Although most colonists loathed Kambyra Town, and the settlement was in constant danger of failure, it endured. And as Imperial explorers searched the interior and settlers advanced the frontier the town boomed as the only viable harbour for their imported finery and the goods they produced. Thus it remains, dynamic, vicious and haunting, a scar on the conscience of the colonists, but indispensable to their economic and political survival.

Kenlan Bayamo
Aquatic Elf Mariner 8
Lawful Good
STR 14 INT 11 WIS 13
DEX 13 CON 16 CHA 13
AC 14 HP 66
Saving Throw: 13
Spadroon +2 ATK: +9; DMG: 1d6+3 (+1 to save vs. disarm)
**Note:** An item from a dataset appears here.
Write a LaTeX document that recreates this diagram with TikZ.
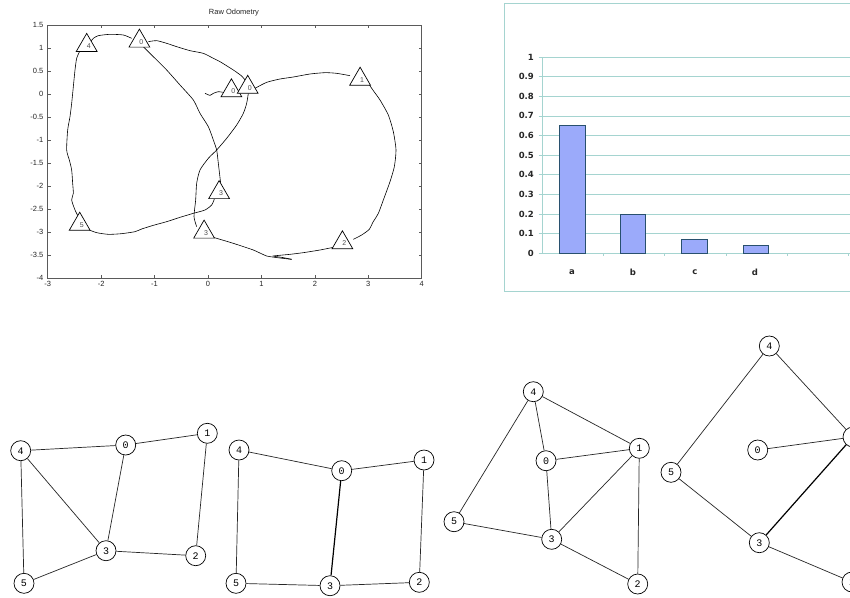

Net ATK: +7; DMG: 0 + entangle
Spear ATK: +7; DMG 1d8+1 (1d8+2 w/ 2 hands); Range 15/30
DMG (ranged): 1d8
Trident ATK: +7; DMG 1d6+1  (1d6+2 w/ 2 hands)
Height 5'11" MV 40' (Swim 40')
Feats: Disarm, Dodge, Grapple
Skills: Climb Walls +9
Handle Animal +9
Hear Noise +9
Move Silently +11
Navigation +9
Survival         +9
Languages: Common, Elven
Surprised 1 on 1d6
+8 DMG vs aquatic humanoids & monsters
+1 to attack with elven weapons
Immunity to ghoul paralysis
Darkvision 60'
MR 90% sleep and charm
Find Secret Doors (1-2 on d6)
Alertness (surprised 1 on 1d6)
Spells Prepared: speak with animals
Shagreen (+1), Spadroon +2, potion of stoneskin, scroll of protection from
elementals, bottle of air, hand of the mage.